**ITEMS:**
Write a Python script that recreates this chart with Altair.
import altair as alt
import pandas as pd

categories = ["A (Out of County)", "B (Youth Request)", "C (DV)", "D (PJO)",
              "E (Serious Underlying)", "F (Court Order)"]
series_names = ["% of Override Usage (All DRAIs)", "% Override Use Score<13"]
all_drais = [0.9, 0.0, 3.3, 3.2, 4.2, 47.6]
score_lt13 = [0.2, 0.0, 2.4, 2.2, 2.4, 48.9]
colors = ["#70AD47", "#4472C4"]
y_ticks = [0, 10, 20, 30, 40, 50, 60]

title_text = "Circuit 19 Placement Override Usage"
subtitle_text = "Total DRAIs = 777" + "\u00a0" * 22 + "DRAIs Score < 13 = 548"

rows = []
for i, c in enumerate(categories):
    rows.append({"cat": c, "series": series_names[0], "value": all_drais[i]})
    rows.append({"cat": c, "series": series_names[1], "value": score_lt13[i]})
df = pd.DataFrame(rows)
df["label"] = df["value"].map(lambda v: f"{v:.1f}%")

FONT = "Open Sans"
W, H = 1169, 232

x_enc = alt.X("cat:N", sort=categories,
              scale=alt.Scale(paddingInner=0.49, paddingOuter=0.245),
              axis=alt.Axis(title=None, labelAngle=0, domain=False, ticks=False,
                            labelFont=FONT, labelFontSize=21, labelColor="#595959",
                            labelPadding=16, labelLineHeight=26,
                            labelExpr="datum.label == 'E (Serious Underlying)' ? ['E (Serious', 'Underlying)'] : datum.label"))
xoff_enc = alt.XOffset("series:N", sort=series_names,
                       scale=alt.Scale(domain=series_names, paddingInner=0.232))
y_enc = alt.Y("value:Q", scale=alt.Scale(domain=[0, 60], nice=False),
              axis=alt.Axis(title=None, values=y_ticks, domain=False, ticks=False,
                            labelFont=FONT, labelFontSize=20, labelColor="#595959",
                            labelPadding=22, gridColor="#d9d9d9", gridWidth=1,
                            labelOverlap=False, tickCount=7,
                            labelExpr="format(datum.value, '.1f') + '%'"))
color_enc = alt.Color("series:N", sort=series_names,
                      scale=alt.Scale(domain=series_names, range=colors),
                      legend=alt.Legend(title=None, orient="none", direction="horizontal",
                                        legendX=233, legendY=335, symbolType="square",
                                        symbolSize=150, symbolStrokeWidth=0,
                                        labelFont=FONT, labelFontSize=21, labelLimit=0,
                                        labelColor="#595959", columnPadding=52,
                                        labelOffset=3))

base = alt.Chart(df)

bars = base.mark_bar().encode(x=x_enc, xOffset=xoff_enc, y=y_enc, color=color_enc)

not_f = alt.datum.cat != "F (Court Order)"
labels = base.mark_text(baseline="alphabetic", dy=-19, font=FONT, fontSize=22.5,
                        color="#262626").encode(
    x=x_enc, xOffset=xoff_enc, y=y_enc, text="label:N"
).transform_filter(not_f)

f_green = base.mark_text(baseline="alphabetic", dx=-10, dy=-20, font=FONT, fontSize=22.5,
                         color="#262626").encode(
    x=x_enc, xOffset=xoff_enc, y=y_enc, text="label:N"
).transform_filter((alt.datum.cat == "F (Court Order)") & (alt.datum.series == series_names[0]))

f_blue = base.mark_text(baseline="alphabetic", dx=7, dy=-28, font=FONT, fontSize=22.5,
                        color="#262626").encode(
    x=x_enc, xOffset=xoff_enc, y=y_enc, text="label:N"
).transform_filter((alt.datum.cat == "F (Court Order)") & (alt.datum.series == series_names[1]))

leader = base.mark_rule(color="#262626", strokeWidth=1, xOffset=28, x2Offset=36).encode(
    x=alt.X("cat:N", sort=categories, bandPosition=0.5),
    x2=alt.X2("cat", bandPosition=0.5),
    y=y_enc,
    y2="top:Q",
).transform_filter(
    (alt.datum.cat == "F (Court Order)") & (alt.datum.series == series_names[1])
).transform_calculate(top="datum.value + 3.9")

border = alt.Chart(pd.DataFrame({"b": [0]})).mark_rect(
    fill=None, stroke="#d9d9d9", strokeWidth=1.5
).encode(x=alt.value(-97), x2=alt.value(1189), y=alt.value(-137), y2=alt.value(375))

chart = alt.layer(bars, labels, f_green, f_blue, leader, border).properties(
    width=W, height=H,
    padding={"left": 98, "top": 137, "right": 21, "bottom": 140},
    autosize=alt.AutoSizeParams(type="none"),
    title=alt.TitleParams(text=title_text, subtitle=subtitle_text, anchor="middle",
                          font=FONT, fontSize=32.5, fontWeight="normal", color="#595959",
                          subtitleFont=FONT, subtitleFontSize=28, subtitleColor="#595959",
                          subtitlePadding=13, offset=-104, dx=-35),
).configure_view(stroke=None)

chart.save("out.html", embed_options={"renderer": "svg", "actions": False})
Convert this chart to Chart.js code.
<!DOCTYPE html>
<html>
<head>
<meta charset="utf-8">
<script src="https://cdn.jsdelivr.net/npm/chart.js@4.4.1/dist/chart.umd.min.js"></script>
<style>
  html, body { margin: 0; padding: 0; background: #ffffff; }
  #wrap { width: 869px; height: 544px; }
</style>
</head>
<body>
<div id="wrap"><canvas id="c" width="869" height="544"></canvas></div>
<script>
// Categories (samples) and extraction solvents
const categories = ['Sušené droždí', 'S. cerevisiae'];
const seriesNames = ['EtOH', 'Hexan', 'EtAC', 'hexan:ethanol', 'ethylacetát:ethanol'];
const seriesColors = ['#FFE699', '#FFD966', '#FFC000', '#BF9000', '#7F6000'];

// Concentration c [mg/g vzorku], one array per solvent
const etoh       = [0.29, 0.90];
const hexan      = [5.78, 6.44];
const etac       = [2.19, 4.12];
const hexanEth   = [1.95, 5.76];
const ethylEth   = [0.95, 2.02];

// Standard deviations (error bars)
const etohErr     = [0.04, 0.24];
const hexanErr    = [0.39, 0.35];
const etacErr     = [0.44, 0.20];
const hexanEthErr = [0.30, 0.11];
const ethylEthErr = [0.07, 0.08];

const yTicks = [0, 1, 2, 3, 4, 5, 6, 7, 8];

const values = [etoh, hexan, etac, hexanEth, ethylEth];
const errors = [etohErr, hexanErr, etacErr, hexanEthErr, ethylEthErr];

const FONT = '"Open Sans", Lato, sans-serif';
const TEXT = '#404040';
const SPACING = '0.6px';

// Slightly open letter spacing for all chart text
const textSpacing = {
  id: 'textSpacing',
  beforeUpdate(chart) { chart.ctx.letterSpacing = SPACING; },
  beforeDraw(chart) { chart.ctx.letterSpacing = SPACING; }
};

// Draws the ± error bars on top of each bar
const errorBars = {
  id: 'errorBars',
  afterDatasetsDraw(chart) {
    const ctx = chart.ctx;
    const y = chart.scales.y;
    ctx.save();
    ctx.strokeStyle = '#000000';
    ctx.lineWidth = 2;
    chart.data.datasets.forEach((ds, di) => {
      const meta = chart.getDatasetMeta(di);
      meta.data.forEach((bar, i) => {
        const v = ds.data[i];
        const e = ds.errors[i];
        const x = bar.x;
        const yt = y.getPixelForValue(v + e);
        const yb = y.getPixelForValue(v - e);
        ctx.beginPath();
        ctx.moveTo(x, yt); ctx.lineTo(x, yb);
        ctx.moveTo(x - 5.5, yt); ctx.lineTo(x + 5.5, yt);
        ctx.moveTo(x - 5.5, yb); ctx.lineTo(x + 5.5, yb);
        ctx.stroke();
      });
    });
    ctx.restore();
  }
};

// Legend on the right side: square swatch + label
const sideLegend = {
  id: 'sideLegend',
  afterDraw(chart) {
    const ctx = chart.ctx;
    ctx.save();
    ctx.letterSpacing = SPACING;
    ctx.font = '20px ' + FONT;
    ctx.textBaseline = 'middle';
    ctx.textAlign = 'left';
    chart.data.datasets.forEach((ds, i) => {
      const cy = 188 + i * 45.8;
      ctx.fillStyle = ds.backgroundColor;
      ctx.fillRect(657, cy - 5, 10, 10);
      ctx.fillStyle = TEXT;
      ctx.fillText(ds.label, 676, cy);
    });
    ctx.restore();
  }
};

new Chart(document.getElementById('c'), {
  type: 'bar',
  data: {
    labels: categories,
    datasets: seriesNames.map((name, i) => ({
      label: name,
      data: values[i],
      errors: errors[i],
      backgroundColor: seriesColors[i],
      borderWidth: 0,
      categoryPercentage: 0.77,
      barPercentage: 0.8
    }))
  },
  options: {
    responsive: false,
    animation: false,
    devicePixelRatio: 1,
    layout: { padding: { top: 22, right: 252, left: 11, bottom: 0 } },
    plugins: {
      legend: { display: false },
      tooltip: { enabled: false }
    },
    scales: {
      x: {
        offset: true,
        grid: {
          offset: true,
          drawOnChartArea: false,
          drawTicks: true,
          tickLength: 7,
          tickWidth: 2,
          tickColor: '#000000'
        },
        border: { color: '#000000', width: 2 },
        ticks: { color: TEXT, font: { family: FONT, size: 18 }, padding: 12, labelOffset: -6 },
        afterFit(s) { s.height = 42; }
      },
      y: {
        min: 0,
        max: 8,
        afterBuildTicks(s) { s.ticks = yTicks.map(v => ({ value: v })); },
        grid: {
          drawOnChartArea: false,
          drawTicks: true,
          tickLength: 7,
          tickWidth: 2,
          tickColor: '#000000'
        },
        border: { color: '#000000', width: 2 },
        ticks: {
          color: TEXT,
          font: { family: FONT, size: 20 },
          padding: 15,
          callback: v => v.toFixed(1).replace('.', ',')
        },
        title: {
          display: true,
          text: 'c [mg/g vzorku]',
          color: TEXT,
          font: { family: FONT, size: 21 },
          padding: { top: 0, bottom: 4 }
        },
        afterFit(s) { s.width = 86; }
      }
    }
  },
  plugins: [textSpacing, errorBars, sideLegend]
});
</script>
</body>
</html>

---

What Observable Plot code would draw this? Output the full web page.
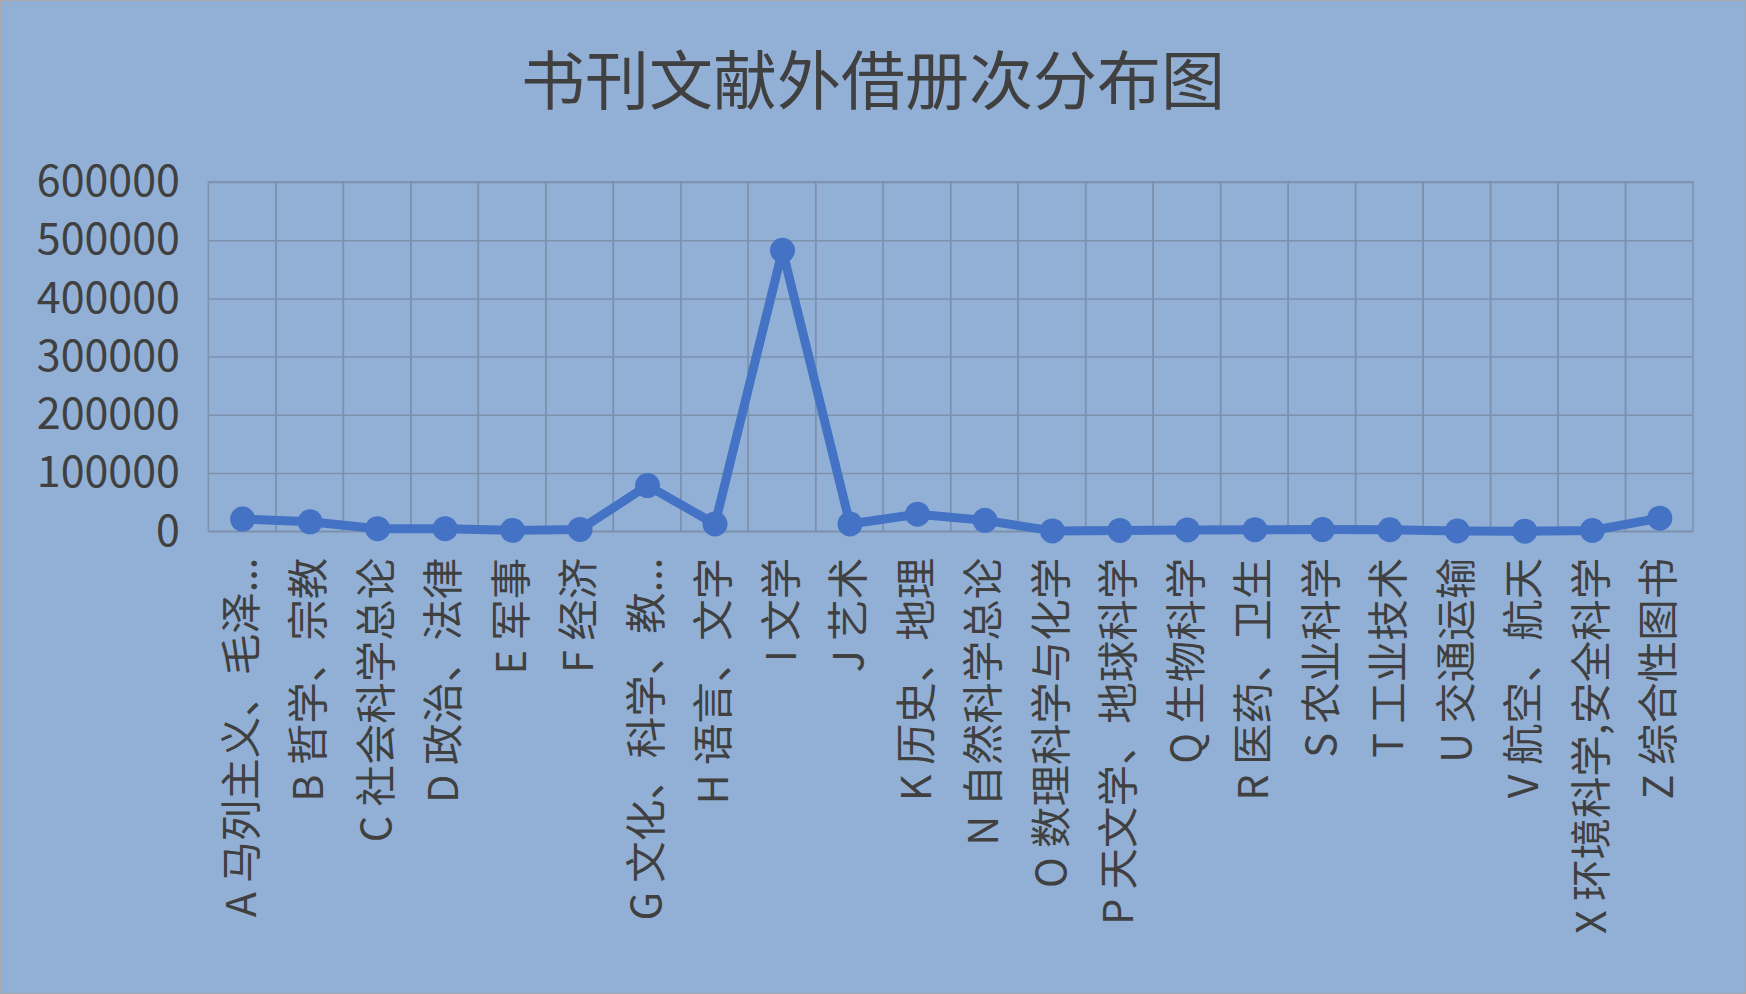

**TASK OBJECTIVE:**
Write out exactly the lines running from the line containing "Write a Python" to the line containing "y_ticks = [0, 10, 20, 30, 40, 50, 60]", with both of those lines included.

**ANSWER TO THIS EXERCISE:**
Write a Python script that recreates this chart with Altair.
import altair as alt
import pandas as pd

categories = ["A (Out of County)", "B (Youth Request)", "C (DV)", "D (PJO)",
              "E (Serious Underlying)", "F (Court Order)"]
series_names = ["% of Override Usage (All DRAIs)", "% Override Use Score<13"]
all_drais = [0.9, 0.0, 3.3, 3.2, 4.2, 47.6]
score_lt13 = [0.2, 0.0, 2.4, 2.2, 2.4, 48.9]
colors = ["#70AD47", "#4472C4"]
y_ticks = [0, 10, 20, 30, 40, 50, 60]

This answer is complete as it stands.